Feu Kadri Ahmed après le poste de chef de secteur de constantine occupa celui de la 1ère région à Blida, ensuite le sud et puis Annaba, avant d’être détaché au Parti FLN en tant que Commissaire National du parti et Membre de son comité central, jusqu’à sa mise en retraite, d’où il fut rappelé, quelques années plus tard pour siéger au sein du conseil supérieur de la magistrature ,puisque titulaire d’une licence en droit, et ce, jusqu’à son décès. D’ailleurs, la salle de réunion du dit conseil a été baptisée en son nom par le ministre de la justice de l’époque où trône son portrait normalement encore, en plus de la baptisassions d’un collège d’enseignement moyen à la daira de Bir El Djir (Oran) en son nom.

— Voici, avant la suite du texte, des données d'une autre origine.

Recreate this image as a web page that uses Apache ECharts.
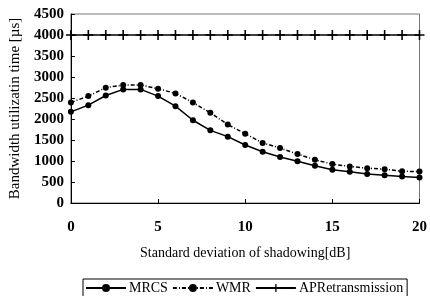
<!DOCTYPE html>
<html>
<head>
<meta charset="utf-8">
<script src="https://cdn.jsdelivr.net/npm/echarts@6/dist/echarts.min.js"></script>
<style>
  html, body { margin: 0; padding: 0; background: #fff; }
  #chart { width: 430px; height: 296px; }
</style>
</head>
<body>
<div id="chart"></div>
<script>
const xValues = [0, 1, 2, 3, 4, 5, 6, 7, 8, 9, 10, 11, 12, 13, 14, 15, 16, 17, 18, 19, 20]
const mrcs = [2170, 2330, 2560, 2705, 2705, 2545, 2305, 1970, 1730, 1580, 1380, 1220, 1095, 995, 886, 790, 742, 690, 663, 630, 605]
const wmr = [2394, 2545, 2745, 2810, 2810, 2720, 2610, 2394, 2147, 1867, 1650, 1430, 1310, 1165, 1030, 926, 870, 830, 806, 755, 750]
const apRetransmission = [4000, 4000, 4000, 4000, 4000, 4000, 4000, 4000, 4000, 4000, 4000, 4000, 4000, 4000, 4000, 4000, 4000, 4000, 4000, 4000, 4000]

const font = 'Liberation Serif'
const pair = (ys) => xValues.map((x, i) => [x, ys[i]])
// plus shaped marker for the AP line
const plus = 'path://M4.2,0 L5.8,0 L5.8,4.2 L10,4.2 L10,5.8 L5.8,5.8 L5.8,10 L4.2,10 L4.2,5.8 L0,5.8 L0,4.2 L4.2,4.2 Z'

const chart = echarts.init(document.getElementById('chart'), null, { renderer: 'canvas' })

chart.setOption({
  animation: false,
  backgroundColor: '#fff',
  textStyle: { fontFamily: font, color: '#000' },
  grid: {
    left: 70,
    right: 7,
    top: 14,
    bottom: 93,
    show: true,
    borderColor: '#777',
    borderWidth: 1,
  },
  legend: {
    top: 279,
    left: 83,
    itemGap: 4,
    itemWidth: 40,
    itemHeight: 10,
    padding: [2, 4, 3, 2],
    borderColor: '#000',
    borderWidth: 1,
    borderRadius: 0,
    textStyle: { fontFamily: font, fontSize: 14, color: '#000', padding: [0, 0, 0, -2] },
    data: ['MRCS', 'WMR', 'APRetransmission'],
  },
  xAxis: {
    type: 'value',
    min: 0,
    max: 20,
    interval: 5,
    name: 'Standard deviation of shadowing[dB]',
    nameLocation: 'middle',
    nameGap: 43,
    nameTextStyle: { fontFamily: font, fontSize: 14, color: '#000' },
    axisLine: { lineStyle: { color: '#000', width: 1 } },
    axisTick: { inside: true, length: 4, lineStyle: { color: '#000' } },
    axisLabel: { fontFamily: font, fontSize: 15, color: '#000', fontWeight: 'bold', margin: 17 },
    splitLine: { show: false },
  },
  yAxis: {
    type: 'value',
    min: 0,
    max: 4500,
    interval: 500,
    name: 'Bandwidth utilizatin time [\u00b5s]',
    nameLocation: 'middle',
    nameGap: 46,
    nameTextStyle: { fontFamily: font, fontSize: 15, color: '#000' },
    axisLine: { show: true, lineStyle: { color: '#000', width: 1 } },
    axisTick: { show: true, inside: true, length: 4, lineStyle: { color: '#000' } },
    axisLabel: {
      fontFamily: font, fontSize: 15, color: '#000', fontWeight: 'bold', margin: 7,
      formatter: (v) => String(v),
    },
    splitLine: { show: false },
  },
  series: [
    {
      name: 'MRCS',
      type: 'line',
      data: pair(mrcs),
      symbol: 'circle',
      symbolSize: 6,
      itemStyle: { color: '#000' },
      lineStyle: { color: '#000', width: 1.5 },
    },
    {
      name: 'WMR',
      type: 'line',
      data: pair(wmr),
      symbol: 'circle',
      symbolSize: 6,
      itemStyle: { color: '#000' },
      lineStyle: { color: '#000', width: 1.5, type: [4, 2, 1, 2] },
    },
    {
      name: 'APRetransmission',
      type: 'line',
      data: pair(apRetransmission),
      symbol: plus,
      symbolSize: 10,
      itemStyle: { color: '#000' },
      lineStyle: { color: '#000', width: 1.5 },
    },
  ],
})
</script>
</body>
</html>
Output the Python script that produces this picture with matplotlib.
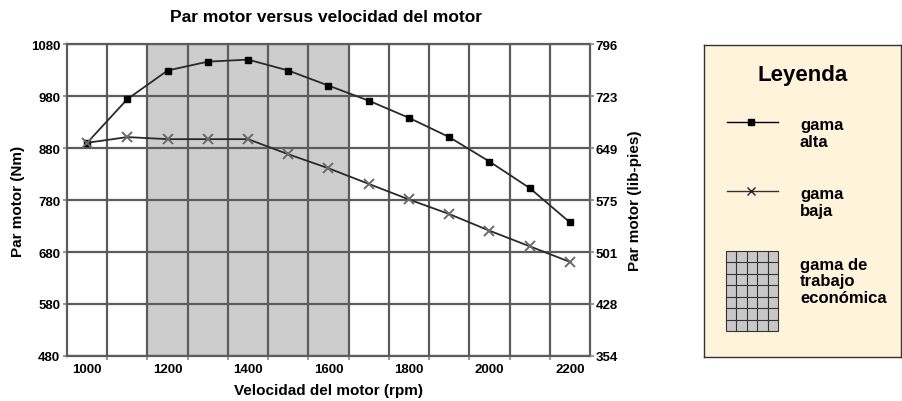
import matplotlib
matplotlib.use("Agg")
import matplotlib.pyplot as plt
from matplotlib.patches import Rectangle

plt.rcParams['font.family'] = ['Liberation Sans', 'DejaVu Sans']
plt.rcParams['font.weight'] = 'bold'

rpm = [1000, 1100, 1200, 1300, 1400, 1500, 1600, 1700, 1800, 1900, 2000, 2100, 2200]
gama_alta = [890, 974, 1029, 1046, 1050, 1029, 1000, 971, 938, 901, 854, 803, 737]
gama_baja = [890, 901, 897, 897, 897, 868, 841, 811, 781, 753, 721, 691, 661]
econ_range = (1150, 1650)
x_ticks = [1000, 1200, 1400, 1600, 1800, 2000, 2200]
y_ticks = [480, 580, 680, 780, 880, 980, 1080]
y2_labels = ['354', '428', '501', '575', '649', '723', '796']
x_grid = [1050, 1150, 1250, 1350, 1450, 1550, 1650, 1750, 1850, 1950, 2050, 2150]

W, H = 903, 402
fig = plt.figure(figsize=(W / 100, H / 100), dpi=100)
ax = fig.add_axes([67 / W, 1 - 357 / H, (590 - 67) / W, (357 - 45) / H])
ax.set_xlim(950, 2250)
ax.set_ylim(480, 1080)

gc = '#5c5c5c'
ax.axvspan(*econ_range, color='#cdcdcd', zorder=0, lw=0)
for xg in x_grid:
    ax.axvline(xg, color=gc, lw=1.6, zorder=1)
for yg in y_ticks:
    ax.axhline(yg, color=gc, lw=1.6, zorder=1)
for s in ax.spines.values():
    s.set_color(gc)
    s.set_linewidth(1.6)

ax.plot(rpm, gama_alta, color='#2a2a2a', lw=1.3, marker='s', ms=4.5,
        mfc='black', mec='black', zorder=3)
ax.plot(rpm, gama_baja, color='#2a2a2a', lw=1.3, marker='x', ms=6.5,
        mec='#6a6a6a', mew=1.4, zorder=3)

ax.set_xticks(x_ticks)
ax.set_xticks(x_grid, minor=True)
ax.set_yticks(y_ticks)
ax.tick_params(axis='x', which='major', length=0, labelsize=9.5, pad=5)
ax.tick_params(axis='x', which='minor', length=3, width=1.2, color='#888888')
ax.tick_params(axis='y', length=3, width=1.2, color='#888888', labelsize=9.5, pad=2)
for lab in ax.get_xticklabels() + ax.get_yticklabels():
    lab.set_fontweight('bold')

ax2 = ax.twinx()
ax2.set_ylim(480, 1080)
ax2.set_yticks(y_ticks)
ax2.set_yticklabels(y2_labels, fontweight='bold')
ax2.tick_params(axis='y', length=3, width=1.2, color='#888888', labelsize=9.5, pad=1)
for s in ax2.spines.values():
    s.set_visible(False)

ax.set_xlabel('Velocidad del motor (rpm)', fontsize=11, fontweight='bold', labelpad=6)
ax.set_ylabel('Par motor (Nm)', fontsize=11, fontweight='bold', labelpad=4)
ax2.set_ylabel('Par motor (lib-pies)', fontsize=11, fontweight='bold', labelpad=7)
fig.text(326 / W, 1 - 17 / H, 'Par motor versus velocidad del motor',
         ha='center', va='center', fontsize=12.5, fontweight='bold')

# Legend panel
lx0, lx1, ly0, ly1 = 704, 901, 46, 358
lg = fig.add_axes([lx0 / W, 1 - ly1 / H, (lx1 - lx0) / W, (ly1 - ly0) / H])
lg.set_xlim(lx0, lx1)
lg.set_ylim(ly1, ly0)
lg.set_facecolor('#fff3dc')
lg.set_xticks([])
lg.set_yticks([])
for s in lg.spines.values():
    s.set_color('#333333')
    s.set_linewidth(1.0)

lg.text(803, 76, 'Leyenda', ha='center', va='center', fontsize=16, fontweight='bold')
lg.plot([727, 778], [123, 123], color='black', lw=1)
lg.plot([751], [123], marker='s', ms=5, color='black')
lg.text(800, 134, 'gama\nalta', ha='left', va='center', fontsize=12, fontweight='bold',
        linespacing=1.1)
lg.plot([727, 778], [192, 192], color='#333333', lw=1)
lg.plot([751], [192], marker='x', ms=6, mec='#222222', mew=1.0)
lg.text(800, 203, 'gama\nbaja', ha='left', va='center', fontsize=12, fontweight='bold',
        linespacing=1.1)
gx0, gx1, gy0, gy1 = 726, 778, 252, 332
lg.add_patch(Rectangle((gx0, gy0), gx1 - gx0, gy1 - gy0, facecolor='#c8c8c8',
                       edgecolor='#333333', lw=0.8))
for i in range(1, 5):
    xx = gx0 + i * (gx1 - gx0) / 5
    lg.plot([xx, xx], [gy0, gy1], color='#333333', lw=0.8)
for j in range(1, 7):
    yy = gy0 + j * (gy1 - gy0) / 7
    lg.plot([gx0, gx1], [yy, yy], color='#333333', lw=0.8)
lg.text(800, 282, 'gama de\ntrabajo\neconómica', ha='left', va='center', fontsize=12,
        fontweight='bold', linespacing=1.1)

fig.savefig('out.png', dpi=100)
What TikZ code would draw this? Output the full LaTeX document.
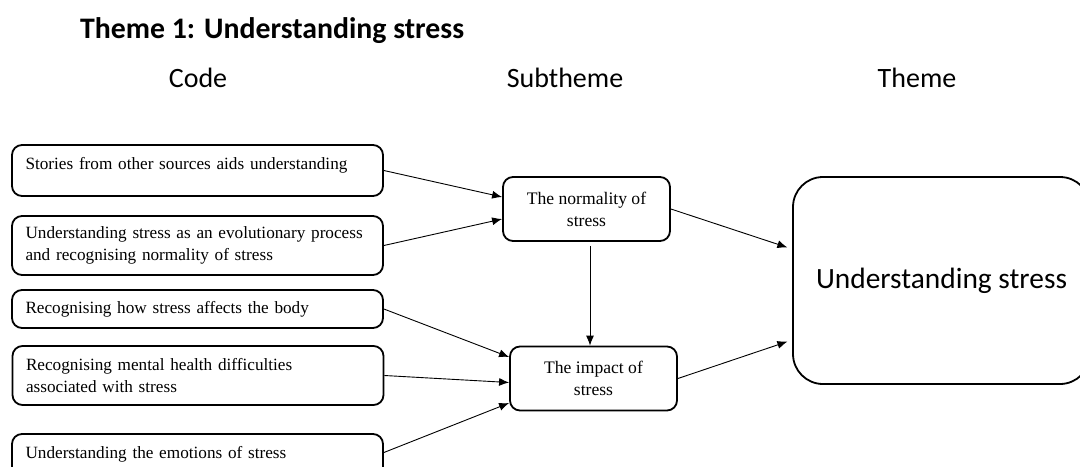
\documentclass[tikz,border=0pt]{standalone}
\usepackage{fontspec}
\setmainfont{Liberation Serif}
\newfontfamily\headfont{Carlito}
\usetikzlibrary{arrows.meta,positioning}

\tikzset{
  codebox/.style={draw, line width=0.9pt, rounded corners=5pt, minimum width=185.5pt,
    text width=172pt, inner xsep=6.75pt, align=left, font=\fontsize{8.6}{11}\selectfont},
  subbox/.style={draw, line width=0.9pt, rounded corners=5pt, minimum width=83.5pt,
    minimum height=32pt, align=center, font=\fontsize{8.8}{11}\selectfont},
  themebox/.style={draw, line width=0.9pt, rounded corners=15pt, minimum width=148.5pt,
    minimum height=103.5pt, font=\headfont\fontsize{14.7}{17}\selectfont},
  heading/.style={font=\headfont\fontsize{14}{17}\selectfont},
  link/.style={-{Latex[length=5pt,width=4pt]}, line width=0.45pt}
}

\begin{document}
\begin{tikzpicture}[x=0.5pt,y=-0.5pt]
        \clip (0,0) rectangle (1080,466);
        \fill[white] (0,0) rectangle (1080,466);

        % Titres
        \node[font=\headfont\bfseries\fontsize{14.9}{17}\selectfont, anchor=west] (title) at (73,31) {Theme 1: Understanding stress};
        \node[heading] (hcode) at (198,78) {Code};
        \node[heading] (hsub) at (565,78) {Subtheme};
        \node[heading] (htheme) at (917,78) {Theme};

        % Codes
        \node[codebox, minimum height=25.5pt, text depth=7.5pt] (c1) at (197.5,170.5) {Stories from other sources aids understanding};
        \node[codebox, minimum height=29.5pt] (c2) at (197.5,245.5) {Understanding stress as an evolutionary process\\and recognising normality of stress};
        \node[codebox, minimum height=19pt] (c3) at (197.5,309) {Recognising how stress affects the body};
        \node[codebox, minimum height=29.5pt] (c4) at (198,375.5) {Recognising mental health difficulties\\associated with stress};
        \node[codebox, minimum height=25.5pt, text depth=7.5pt] (c5) at (197.5,459.5) {Understanding the emotions of stress};

        % Sous-themes
        \node[subbox] (norm) at (586.5,209) {The normality of\\stress};
        \node[subbox] (imp) at (593.5,378.5) {The impact of\\stress};

        % Theme
        \node[themebox] (theme) at (941.5,280.5) {Understanding stress};

        % Fleches
        \draw[link] (c1.east) -- ([yshift=6pt]norm.west);
        \draw[link] (c2.east) -- ([yshift=-5pt]norm.west);
        \draw[link, shorten <=2pt] ([xshift=1.75pt]norm.south) -- ([xshift=1.75pt]norm.south |- imp.north);
        \draw[link] (c3.east) -- ([yshift=10.75pt]imp.west);
        \draw[link] (c4.east) -- ([yshift=-2pt]imp.west);
        \draw[link] ([yshift=3.5pt]c5.east) -- ([yshift=-12.25pt]imp.west);
        \draw[link, shorten >=2.5pt] (norm.east) -- ([yshift=15.75pt]theme.west);
        \draw[link, shorten >=2.5pt] (imp.east) -- ([yshift=-29.75pt]theme.west);
    \end{tikzpicture}
\end{document}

-3 Ma Marade, Zeghdoudi Fatna (1ère épouse de mon père) qui n’a point démérité car c’était à elle que revenait le plus souvent la tâche de nourrir le djounouds. Elle était mobilisée à chaque fois que les djounouds arrivaient dans le coin, infatigable, elle alimentait les djounouds même en l’absence de son mari.
-4- Ma Tante Ouassinia dont le père était cheminot à la gare de «zoudj béghal» à la frontière marocaine où elle a eu la chance de fréquenter l’école primaire, donc comprenait et parler le français . Revenue, une fois mariée à son cousin ,habiter au douar d’Ouled Berrached et lors d’une rafle, les soldats français fouillaient les maisons et maltraitaient les occupants, surtout les femmes, les filles, les enfants car les hommes généralement désertaient les maisons à l’arrivée de la soldatesque françaises pour ne pas être tués. Et pendant leur fouille, l’officier en chef reçut un coup de fil sur son TSF (téléphone sans fil) c’était un appareil lourd porté sur le dos d’un soldat, l’ordre d’aller tendre une embuscade aux fellegas qui se dirigeaient vers le village ,que l’avion de reconnaissance avait localisés. C’est alors que l’officier en chef informa à haute voix, ses soldats de la mission et il rajouta quand on aura anéanti ces felleagas nous reviendrons au village et vous aurez carte blanche, violez- les toutes, femmes, jeunes filles… Il était loin de savoir que parmi ces campagnardes, il se trouvait une femmes qui comprenait la langue de Molière! C’est alors qu’une fois les soldats quittèrent la maison pour aller intercepter les djounouds, tante ouassinia expliqua aux autres femmes qui ne comprenaient pas le français ce qu’elle venait d’entendre et sans perdre de temps, d’abord elles envoyèrent un enfant d’une dizaine d’années à peine, pour alerter les djounouds de l’embuscade qu’allaient leur tendre les soldats français. Il partit comme un éclair en empruntant un raccourci à l’abri de la vue des soldats français, enfant du terroir il connaissait mieux le terrain que les français, il arriva avant eux chez les djounouds, les informa que les français sont en route pour les intercepter, alors après ce renseignement en or, les djounouds s’organisèrent et préparèrent un guet à pans, dans lequel, les soldats français se retrouvèrent bien encerclés et ils périrent tous sous les balles de nos valeureux combattants. Cet enfant,ne mérite-t-il pas une médaille? N’est-ce pas, le Petit Omar de la Région?